Records:
==============================

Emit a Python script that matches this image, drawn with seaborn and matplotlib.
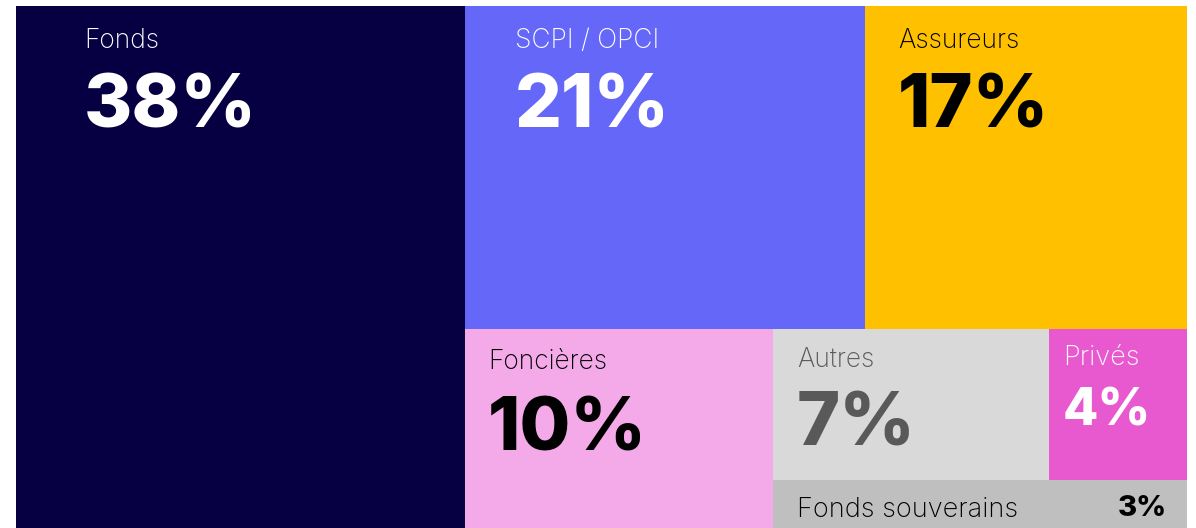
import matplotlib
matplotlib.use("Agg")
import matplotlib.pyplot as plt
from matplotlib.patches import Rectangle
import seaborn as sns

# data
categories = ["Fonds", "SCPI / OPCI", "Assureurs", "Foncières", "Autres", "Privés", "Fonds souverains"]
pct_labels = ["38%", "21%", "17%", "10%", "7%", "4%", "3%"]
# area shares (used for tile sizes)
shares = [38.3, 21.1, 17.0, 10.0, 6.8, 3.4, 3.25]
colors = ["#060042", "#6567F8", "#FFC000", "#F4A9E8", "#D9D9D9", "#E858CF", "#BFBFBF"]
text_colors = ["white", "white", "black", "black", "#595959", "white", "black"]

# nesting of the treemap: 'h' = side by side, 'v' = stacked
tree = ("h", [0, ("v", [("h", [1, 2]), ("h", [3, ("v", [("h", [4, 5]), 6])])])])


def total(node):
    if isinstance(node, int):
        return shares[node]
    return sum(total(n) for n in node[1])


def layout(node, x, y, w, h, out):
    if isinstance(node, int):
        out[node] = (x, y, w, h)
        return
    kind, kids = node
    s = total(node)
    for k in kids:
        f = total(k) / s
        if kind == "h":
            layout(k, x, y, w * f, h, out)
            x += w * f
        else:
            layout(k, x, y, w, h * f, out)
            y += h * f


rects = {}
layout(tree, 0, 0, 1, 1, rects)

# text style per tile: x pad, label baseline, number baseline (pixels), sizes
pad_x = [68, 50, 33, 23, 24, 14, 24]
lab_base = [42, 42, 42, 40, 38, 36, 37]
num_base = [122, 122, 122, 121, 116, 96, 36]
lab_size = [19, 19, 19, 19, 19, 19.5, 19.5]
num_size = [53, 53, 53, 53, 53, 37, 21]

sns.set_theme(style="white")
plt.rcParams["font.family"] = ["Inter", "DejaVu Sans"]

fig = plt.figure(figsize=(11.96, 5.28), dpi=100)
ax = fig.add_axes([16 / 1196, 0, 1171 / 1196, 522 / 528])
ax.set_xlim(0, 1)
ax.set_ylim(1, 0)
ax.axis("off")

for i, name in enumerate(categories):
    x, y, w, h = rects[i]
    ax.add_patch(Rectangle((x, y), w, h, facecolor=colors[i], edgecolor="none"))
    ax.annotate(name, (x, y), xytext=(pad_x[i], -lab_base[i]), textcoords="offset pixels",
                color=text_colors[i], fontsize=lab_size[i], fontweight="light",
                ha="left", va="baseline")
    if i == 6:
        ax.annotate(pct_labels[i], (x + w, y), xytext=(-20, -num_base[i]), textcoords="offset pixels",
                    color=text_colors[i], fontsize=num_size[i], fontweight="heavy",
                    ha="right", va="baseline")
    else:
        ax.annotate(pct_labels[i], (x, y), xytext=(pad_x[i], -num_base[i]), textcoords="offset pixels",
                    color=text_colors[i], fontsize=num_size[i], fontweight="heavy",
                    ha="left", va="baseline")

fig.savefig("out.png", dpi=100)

==============================

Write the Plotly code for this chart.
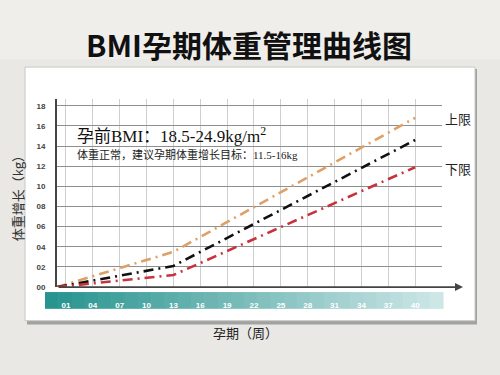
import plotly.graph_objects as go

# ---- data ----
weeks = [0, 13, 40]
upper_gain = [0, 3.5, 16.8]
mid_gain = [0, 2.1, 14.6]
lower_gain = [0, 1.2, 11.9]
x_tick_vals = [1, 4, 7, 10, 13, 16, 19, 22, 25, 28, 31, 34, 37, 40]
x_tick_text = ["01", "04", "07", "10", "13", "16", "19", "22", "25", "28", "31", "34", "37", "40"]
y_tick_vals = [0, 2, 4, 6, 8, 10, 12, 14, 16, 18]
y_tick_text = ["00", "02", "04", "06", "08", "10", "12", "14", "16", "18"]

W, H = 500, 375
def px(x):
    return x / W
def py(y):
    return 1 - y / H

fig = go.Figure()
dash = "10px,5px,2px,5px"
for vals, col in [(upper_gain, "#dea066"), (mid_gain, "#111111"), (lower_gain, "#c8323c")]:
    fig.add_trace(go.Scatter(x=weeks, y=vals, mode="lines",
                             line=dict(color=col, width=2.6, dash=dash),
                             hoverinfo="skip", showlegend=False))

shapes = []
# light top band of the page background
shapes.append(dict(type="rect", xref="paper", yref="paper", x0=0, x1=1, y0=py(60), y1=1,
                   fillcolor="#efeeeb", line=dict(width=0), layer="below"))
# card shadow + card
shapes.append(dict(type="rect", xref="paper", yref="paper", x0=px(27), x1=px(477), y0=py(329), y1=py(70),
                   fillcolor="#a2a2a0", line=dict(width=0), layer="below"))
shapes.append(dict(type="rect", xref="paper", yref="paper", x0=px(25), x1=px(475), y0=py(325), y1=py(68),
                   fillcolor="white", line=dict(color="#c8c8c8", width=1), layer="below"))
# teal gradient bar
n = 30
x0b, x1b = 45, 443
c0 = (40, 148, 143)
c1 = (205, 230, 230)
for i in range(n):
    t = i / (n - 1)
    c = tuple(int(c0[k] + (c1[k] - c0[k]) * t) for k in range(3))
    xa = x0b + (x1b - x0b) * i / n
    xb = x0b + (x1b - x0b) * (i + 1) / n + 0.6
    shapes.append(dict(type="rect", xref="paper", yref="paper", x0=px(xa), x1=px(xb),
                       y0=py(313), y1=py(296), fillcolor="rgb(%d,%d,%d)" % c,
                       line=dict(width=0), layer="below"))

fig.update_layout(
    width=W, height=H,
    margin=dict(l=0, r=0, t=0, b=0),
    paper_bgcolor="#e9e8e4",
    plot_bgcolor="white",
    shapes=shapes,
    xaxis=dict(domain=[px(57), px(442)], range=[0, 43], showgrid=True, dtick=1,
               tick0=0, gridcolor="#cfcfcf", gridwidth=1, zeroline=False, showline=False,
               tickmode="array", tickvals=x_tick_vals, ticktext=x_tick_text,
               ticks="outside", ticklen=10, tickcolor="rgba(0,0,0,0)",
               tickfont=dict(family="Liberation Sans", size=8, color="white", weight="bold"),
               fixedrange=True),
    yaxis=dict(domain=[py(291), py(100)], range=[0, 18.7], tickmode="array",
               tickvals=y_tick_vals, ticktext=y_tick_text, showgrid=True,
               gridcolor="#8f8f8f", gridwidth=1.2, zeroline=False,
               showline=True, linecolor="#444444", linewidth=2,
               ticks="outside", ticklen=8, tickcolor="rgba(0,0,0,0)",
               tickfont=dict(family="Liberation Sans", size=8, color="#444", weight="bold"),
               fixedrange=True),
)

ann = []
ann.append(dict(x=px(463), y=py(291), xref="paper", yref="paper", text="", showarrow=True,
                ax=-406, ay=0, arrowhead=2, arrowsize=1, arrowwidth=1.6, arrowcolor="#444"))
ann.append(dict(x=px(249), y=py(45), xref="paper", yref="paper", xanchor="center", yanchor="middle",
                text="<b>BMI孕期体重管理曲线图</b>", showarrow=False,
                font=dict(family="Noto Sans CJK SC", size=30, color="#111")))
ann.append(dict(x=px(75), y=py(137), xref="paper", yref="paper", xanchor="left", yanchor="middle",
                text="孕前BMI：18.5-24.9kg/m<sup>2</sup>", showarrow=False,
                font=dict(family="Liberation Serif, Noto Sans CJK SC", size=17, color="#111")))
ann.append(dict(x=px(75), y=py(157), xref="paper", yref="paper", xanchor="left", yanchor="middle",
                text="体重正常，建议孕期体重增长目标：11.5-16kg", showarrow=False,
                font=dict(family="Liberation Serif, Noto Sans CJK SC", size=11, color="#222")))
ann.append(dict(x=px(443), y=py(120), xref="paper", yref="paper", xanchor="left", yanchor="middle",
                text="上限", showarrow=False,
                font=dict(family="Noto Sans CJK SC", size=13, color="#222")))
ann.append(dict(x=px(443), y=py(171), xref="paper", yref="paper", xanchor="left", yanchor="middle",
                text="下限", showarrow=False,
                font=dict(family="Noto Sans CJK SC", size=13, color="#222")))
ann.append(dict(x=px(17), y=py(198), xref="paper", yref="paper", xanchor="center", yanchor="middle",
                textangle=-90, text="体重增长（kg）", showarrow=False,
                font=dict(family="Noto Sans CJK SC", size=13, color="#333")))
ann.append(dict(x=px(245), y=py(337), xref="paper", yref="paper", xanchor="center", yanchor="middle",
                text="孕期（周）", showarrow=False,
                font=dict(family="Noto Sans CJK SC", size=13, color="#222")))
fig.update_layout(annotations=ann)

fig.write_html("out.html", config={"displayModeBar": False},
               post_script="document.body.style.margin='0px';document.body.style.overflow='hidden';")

==============================

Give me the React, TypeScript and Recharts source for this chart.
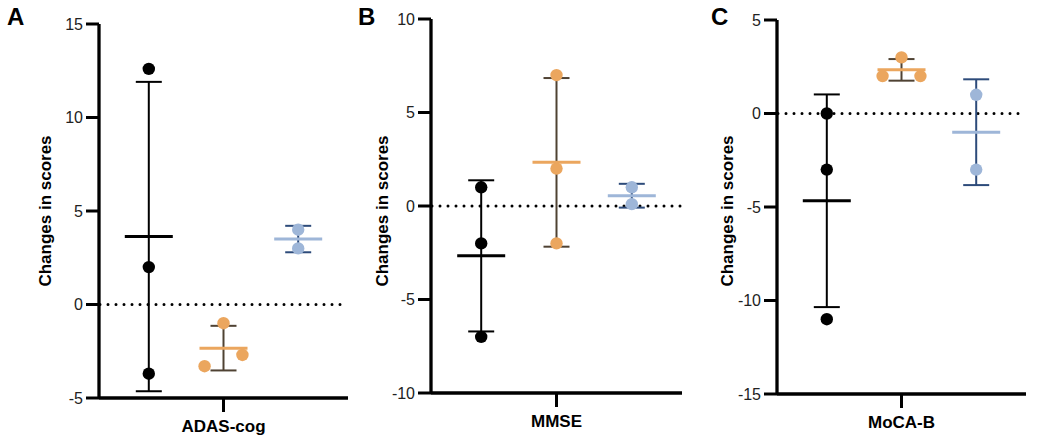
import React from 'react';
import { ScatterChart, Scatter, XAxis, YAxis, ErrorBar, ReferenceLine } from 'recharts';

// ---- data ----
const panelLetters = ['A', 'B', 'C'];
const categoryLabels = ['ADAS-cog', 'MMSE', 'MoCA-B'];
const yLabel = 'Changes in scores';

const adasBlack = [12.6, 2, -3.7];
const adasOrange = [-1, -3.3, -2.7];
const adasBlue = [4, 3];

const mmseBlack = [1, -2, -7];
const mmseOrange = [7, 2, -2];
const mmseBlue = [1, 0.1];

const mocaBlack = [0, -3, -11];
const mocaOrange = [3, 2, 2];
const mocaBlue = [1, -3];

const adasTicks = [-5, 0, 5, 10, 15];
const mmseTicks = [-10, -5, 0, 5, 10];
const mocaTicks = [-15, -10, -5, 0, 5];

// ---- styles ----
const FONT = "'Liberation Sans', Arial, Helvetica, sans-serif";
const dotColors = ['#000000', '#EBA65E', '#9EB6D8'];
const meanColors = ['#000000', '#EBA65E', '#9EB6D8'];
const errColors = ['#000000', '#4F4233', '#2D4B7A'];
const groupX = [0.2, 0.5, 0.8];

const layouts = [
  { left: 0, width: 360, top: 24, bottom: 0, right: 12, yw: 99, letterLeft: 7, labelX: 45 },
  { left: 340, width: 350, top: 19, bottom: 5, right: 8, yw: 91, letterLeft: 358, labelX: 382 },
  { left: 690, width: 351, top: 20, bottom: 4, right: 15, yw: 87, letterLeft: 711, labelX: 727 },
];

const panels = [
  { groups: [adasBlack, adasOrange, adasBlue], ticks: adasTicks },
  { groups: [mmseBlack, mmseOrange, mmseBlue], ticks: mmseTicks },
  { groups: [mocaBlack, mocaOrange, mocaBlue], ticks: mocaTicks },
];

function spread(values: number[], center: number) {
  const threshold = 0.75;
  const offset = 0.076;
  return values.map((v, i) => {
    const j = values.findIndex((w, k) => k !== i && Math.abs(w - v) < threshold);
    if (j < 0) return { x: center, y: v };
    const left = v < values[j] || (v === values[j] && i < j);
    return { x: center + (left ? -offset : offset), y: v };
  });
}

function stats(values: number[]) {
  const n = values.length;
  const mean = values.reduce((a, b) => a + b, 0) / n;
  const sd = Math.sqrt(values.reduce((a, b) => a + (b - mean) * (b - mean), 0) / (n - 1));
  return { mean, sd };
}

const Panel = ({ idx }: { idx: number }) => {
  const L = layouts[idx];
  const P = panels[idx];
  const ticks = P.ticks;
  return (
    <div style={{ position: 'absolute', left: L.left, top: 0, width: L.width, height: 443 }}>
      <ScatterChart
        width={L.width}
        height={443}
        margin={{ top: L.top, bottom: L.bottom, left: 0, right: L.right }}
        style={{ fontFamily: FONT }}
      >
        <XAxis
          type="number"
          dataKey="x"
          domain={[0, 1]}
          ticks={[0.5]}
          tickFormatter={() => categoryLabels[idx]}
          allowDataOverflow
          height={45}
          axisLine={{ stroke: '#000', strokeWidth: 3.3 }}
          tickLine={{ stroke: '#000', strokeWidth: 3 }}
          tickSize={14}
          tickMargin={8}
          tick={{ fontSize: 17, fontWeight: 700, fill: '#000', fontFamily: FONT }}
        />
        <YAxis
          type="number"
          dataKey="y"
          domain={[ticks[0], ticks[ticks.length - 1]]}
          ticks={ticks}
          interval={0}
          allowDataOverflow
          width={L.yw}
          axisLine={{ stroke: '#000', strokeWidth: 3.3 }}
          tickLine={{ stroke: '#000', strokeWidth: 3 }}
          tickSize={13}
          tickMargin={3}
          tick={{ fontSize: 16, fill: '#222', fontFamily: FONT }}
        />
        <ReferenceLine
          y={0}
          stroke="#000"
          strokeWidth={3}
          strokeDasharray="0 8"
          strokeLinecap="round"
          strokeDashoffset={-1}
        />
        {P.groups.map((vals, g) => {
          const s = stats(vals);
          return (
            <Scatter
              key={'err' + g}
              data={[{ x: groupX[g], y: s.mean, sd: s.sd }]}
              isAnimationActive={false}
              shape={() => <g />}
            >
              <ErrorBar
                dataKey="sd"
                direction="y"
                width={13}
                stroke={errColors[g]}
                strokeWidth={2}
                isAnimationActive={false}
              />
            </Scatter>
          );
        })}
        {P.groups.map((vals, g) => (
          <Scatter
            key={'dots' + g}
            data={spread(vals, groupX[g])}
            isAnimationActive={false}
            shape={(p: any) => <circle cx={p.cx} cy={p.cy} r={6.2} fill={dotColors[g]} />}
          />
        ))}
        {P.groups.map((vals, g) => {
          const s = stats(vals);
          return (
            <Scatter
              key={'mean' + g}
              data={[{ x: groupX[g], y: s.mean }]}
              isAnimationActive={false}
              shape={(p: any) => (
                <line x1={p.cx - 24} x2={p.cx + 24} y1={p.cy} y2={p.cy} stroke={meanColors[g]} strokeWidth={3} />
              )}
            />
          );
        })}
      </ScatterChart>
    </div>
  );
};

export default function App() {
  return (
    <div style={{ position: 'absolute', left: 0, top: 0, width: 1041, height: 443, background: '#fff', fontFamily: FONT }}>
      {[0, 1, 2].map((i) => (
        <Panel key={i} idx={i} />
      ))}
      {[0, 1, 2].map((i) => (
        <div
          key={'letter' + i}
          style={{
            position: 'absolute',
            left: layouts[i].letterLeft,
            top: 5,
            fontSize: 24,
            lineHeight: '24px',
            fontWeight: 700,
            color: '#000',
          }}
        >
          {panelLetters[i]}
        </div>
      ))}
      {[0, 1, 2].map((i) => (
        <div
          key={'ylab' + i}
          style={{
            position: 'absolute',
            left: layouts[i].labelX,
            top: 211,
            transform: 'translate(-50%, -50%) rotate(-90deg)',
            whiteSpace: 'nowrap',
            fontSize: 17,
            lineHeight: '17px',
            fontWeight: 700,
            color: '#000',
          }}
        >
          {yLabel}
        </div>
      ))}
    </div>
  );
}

==============================

▶ [Short task]: Above are some records. Output exactly the lines from the one that contains "Emit a Python" to the one that contains "return sum(total(n) for n in node[1])", keeping both, and omit the pictures.

▶ [Solved exercise]:
Emit a Python script that matches this image, drawn with seaborn and matplotlib.
import matplotlib
matplotlib.use("Agg")
import matplotlib.pyplot as plt
from matplotlib.patches import Rectangle
import seaborn as sns

# data
categories = ["Fonds", "SCPI / OPCI", "Assureurs", "Foncières", "Autres", "Privés", "Fonds souverains"]
pct_labels = ["38%", "21%", "17%", "10%", "7%", "4%", "3%"]
# area shares (used for tile sizes)
shares = [38.3, 21.1, 17.0, 10.0, 6.8, 3.4, 3.25]
colors = ["#060042", "#6567F8", "#FFC000", "#F4A9E8", "#D9D9D9", "#E858CF", "#BFBFBF"]
text_colors = ["white", "white", "black", "black", "#595959", "white", "black"]

# nesting of the treemap: 'h' = side by side, 'v' = stacked
tree = ("h", [0, ("v", [("h", [1, 2]), ("h", [3, ("v", [("h", [4, 5]), 6])])])])


def total(node):
    if isinstance(node, int):
        return shares[node]
    return sum(total(n) for n in node[1])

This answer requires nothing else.